**Material provided**:
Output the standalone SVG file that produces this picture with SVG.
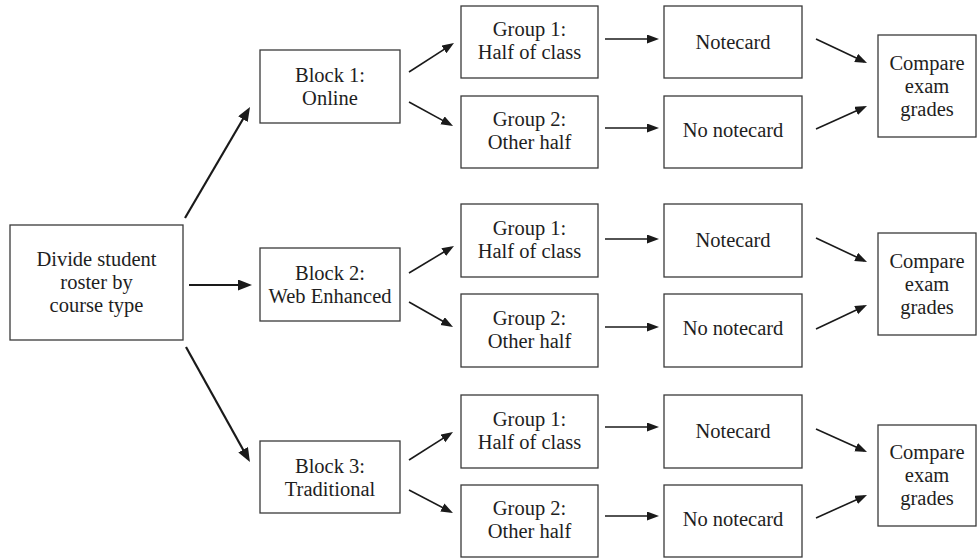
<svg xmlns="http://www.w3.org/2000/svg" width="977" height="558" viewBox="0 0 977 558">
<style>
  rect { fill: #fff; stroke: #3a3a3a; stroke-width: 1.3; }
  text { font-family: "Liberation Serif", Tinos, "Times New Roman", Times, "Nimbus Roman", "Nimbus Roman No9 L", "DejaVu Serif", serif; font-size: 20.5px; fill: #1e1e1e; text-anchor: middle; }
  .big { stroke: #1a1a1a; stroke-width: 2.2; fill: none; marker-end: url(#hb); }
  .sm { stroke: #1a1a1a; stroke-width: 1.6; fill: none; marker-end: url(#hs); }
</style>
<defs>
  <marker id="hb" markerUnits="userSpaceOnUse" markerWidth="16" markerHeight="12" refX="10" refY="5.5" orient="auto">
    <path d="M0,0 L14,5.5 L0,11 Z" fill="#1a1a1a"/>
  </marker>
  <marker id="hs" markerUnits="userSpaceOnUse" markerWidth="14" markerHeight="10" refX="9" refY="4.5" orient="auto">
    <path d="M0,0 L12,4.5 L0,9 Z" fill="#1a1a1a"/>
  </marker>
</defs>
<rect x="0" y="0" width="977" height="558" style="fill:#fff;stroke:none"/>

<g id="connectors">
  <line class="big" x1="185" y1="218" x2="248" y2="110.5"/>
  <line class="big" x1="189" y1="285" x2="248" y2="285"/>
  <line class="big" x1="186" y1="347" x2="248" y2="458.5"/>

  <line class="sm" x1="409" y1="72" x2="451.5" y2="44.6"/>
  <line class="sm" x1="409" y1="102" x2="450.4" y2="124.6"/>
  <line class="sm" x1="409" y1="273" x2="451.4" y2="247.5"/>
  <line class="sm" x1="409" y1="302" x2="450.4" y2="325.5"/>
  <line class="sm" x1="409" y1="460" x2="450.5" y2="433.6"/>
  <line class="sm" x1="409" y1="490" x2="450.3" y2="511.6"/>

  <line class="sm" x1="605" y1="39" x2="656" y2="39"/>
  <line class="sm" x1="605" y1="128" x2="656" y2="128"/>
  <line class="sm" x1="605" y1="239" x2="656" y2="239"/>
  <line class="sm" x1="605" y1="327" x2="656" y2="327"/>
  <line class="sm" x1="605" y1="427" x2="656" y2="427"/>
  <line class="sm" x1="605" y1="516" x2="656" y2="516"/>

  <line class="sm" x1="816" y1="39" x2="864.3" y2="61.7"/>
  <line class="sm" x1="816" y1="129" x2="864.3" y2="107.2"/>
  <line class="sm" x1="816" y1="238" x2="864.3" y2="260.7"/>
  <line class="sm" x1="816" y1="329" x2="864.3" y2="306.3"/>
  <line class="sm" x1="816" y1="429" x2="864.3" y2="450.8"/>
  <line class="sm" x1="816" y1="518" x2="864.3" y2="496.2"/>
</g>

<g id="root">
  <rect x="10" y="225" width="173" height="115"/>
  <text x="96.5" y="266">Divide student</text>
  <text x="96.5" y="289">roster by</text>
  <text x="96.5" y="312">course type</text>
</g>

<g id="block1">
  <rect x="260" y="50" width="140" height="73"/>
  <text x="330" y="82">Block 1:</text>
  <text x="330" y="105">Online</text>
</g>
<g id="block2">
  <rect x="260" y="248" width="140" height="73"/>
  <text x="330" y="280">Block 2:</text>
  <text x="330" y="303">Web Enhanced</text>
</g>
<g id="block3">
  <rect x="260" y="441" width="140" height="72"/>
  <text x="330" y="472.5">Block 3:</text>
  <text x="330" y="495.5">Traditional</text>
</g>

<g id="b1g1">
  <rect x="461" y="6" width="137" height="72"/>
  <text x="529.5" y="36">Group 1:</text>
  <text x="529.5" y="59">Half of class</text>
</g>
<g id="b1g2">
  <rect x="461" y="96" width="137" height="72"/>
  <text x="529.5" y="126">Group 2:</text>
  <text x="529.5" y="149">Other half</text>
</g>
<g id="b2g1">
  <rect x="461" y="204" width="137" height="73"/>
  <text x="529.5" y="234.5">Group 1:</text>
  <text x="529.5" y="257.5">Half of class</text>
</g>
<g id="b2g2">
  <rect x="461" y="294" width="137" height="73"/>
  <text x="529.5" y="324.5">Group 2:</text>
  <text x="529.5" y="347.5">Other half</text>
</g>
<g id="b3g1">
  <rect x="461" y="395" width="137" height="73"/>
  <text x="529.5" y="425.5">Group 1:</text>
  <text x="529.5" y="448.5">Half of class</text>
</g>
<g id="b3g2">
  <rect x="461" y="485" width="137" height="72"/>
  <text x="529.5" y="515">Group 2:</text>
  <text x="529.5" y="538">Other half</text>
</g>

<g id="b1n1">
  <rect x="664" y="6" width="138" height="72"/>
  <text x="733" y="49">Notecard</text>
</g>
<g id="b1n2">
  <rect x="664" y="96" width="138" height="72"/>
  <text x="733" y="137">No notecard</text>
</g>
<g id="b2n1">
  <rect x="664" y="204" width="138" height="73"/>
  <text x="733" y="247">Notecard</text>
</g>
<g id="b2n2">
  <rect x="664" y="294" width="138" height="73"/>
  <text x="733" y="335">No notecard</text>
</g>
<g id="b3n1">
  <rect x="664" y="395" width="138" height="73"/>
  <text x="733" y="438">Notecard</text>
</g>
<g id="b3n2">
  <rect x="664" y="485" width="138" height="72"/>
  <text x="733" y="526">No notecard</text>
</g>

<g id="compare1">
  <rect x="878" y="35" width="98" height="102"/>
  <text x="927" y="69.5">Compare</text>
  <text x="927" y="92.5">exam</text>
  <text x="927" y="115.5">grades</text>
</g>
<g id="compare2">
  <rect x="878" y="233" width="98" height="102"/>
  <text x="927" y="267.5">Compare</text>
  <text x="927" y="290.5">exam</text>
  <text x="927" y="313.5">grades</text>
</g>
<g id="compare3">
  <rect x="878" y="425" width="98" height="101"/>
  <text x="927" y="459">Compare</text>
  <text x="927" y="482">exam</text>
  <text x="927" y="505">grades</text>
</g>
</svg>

**Exercise brief**:
All of the data above should be quoted exactly, except for the pictures.

**Response to this exercise**:
Output the standalone SVG file that produces this picture with SVG.
<svg xmlns="http://www.w3.org/2000/svg" width="977" height="558" viewBox="0 0 977 558">
<style>
  rect { fill: #fff; stroke: #3a3a3a; stroke-width: 1.3; }
  text { font-family: "Liberation Serif", Tinos, "Times New Roman", Times, "Nimbus Roman", "Nimbus Roman No9 L", "DejaVu Serif", serif; font-size: 20.5px; fill: #1e1e1e; text-anchor: middle; }
  .big { stroke: #1a1a1a; stroke-width: 2.2; fill: none; marker-end: url(#hb); }
  .sm { stroke: #1a1a1a; stroke-width: 1.6; fill: none; marker-end: url(#hs); }
</style>
<defs>
  <marker id="hb" markerUnits="userSpaceOnUse" markerWidth="16" markerHeight="12" refX="10" refY="5.5" orient="auto">
    <path d="M0,0 L14,5.5 L0,11 Z" fill="#1a1a1a"/>
  </marker>
  <marker id="hs" markerUnits="userSpaceOnUse" markerWidth="14" markerHeight="10" refX="9" refY="4.5" orient="auto">
    <path d="M0,0 L12,4.5 L0,9 Z" fill="#1a1a1a"/>
  </marker>
</defs>
<rect x="0" y="0" width="977" height="558" style="fill:#fff;stroke:none"/>

<g id="connectors">
  <line class="big" x1="185" y1="218" x2="248" y2="110.5"/>
  <line class="big" x1="189" y1="285" x2="248" y2="285"/>
  <line class="big" x1="186" y1="347" x2="248" y2="458.5"/>

  <line class="sm" x1="409" y1="72" x2="451.5" y2="44.6"/>
  <line class="sm" x1="409" y1="102" x2="450.4" y2="124.6"/>
  <line class="sm" x1="409" y1="273" x2="451.4" y2="247.5"/>
  <line class="sm" x1="409" y1="302" x2="450.4" y2="325.5"/>
  <line class="sm" x1="409" y1="460" x2="450.5" y2="433.6"/>
  <line class="sm" x1="409" y1="490" x2="450.3" y2="511.6"/>

  <line class="sm" x1="605" y1="39" x2="656" y2="39"/>
  <line class="sm" x1="605" y1="128" x2="656" y2="128"/>
  <line class="sm" x1="605" y1="239" x2="656" y2="239"/>
  <line class="sm" x1="605" y1="327" x2="656" y2="327"/>
  <line class="sm" x1="605" y1="427" x2="656" y2="427"/>
  <line class="sm" x1="605" y1="516" x2="656" y2="516"/>

  <line class="sm" x1="816" y1="39" x2="864.3" y2="61.7"/>
  <line class="sm" x1="816" y1="129" x2="864.3" y2="107.2"/>
  <line class="sm" x1="816" y1="238" x2="864.3" y2="260.7"/>
  <line class="sm" x1="816" y1="329" x2="864.3" y2="306.3"/>
  <line class="sm" x1="816" y1="429" x2="864.3" y2="450.8"/>
  <line class="sm" x1="816" y1="518" x2="864.3" y2="496.2"/>
</g>

<g id="root">
  <rect x="10" y="225" width="173" height="115"/>
  <text x="96.5" y="266">Divide student</text>
  <text x="96.5" y="289">roster by</text>
  <text x="96.5" y="312">course type</text>
</g>

<g id="block1">
  <rect x="260" y="50" width="140" height="73"/>
  <text x="330" y="82">Block 1:</text>
  <text x="330" y="105">Online</text>
</g>
<g id="block2">
  <rect x="260" y="248" width="140" height="73"/>
  <text x="330" y="280">Block 2:</text>
  <text x="330" y="303">Web Enhanced</text>
</g>
<g id="block3">
  <rect x="260" y="441" width="140" height="72"/>
  <text x="330" y="472.5">Block 3:</text>
  <text x="330" y="495.5">Traditional</text>
</g>

<g id="b1g1">
  <rect x="461" y="6" width="137" height="72"/>
  <text x="529.5" y="36">Group 1:</text>
  <text x="529.5" y="59">Half of class</text>
</g>
<g id="b1g2">
  <rect x="461" y="96" width="137" height="72"/>
  <text x="529.5" y="126">Group 2:</text>
  <text x="529.5" y="149">Other half</text>
</g>
<g id="b2g1">
  <rect x="461" y="204" width="137" height="73"/>
  <text x="529.5" y="234.5">Group 1:</text>
  <text x="529.5" y="257.5">Half of class</text>
</g>
<g id="b2g2">
  <rect x="461" y="294" width="137" height="73"/>
  <text x="529.5" y="324.5">Group 2:</text>
  <text x="529.5" y="347.5">Other half</text>
</g>
<g id="b3g1">
  <rect x="461" y="395" width="137" height="73"/>
  <text x="529.5" y="425.5">Group 1:</text>
  <text x="529.5" y="448.5">Half of class</text>
</g>
<g id="b3g2">
  <rect x="461" y="485" width="137" height="72"/>
  <text x="529.5" y="515">Group 2:</text>
  <text x="529.5" y="538">Other half</text>
</g>

<g id="b1n1">
  <rect x="664" y="6" width="138" height="72"/>
  <text x="733" y="49">Notecard</text>
</g>
<g id="b1n2">
  <rect x="664" y="96" width="138" height="72"/>
  <text x="733" y="137">No notecard</text>
</g>
<g id="b2n1">
  <rect x="664" y="204" width="138" height="73"/>
  <text x="733" y="247">Notecard</text>
</g>
<g id="b2n2">
  <rect x="664" y="294" width="138" height="73"/>
  <text x="733" y="335">No notecard</text>
</g>
<g id="b3n1">
  <rect x="664" y="395" width="138" height="73"/>
  <text x="733" y="438">Notecard</text>
</g>
<g id="b3n2">
  <rect x="664" y="485" width="138" height="72"/>
  <text x="733" y="526">No notecard</text>
</g>

<g id="compare1">
  <rect x="878" y="35" width="98" height="102"/>
  <text x="927" y="69.5">Compare</text>
  <text x="927" y="92.5">exam</text>
  <text x="927" y="115.5">grades</text>
</g>
<g id="compare2">
  <rect x="878" y="233" width="98" height="102"/>
  <text x="927" y="267.5">Compare</text>
  <text x="927" y="290.5">exam</text>
  <text x="927" y="313.5">grades</text>
</g>
<g id="compare3">
  <rect x="878" y="425" width="98" height="101"/>
  <text x="927" y="459">Compare</text>
  <text x="927" y="482">exam</text>
  <text x="927" y="505">grades</text>
</g>
</svg>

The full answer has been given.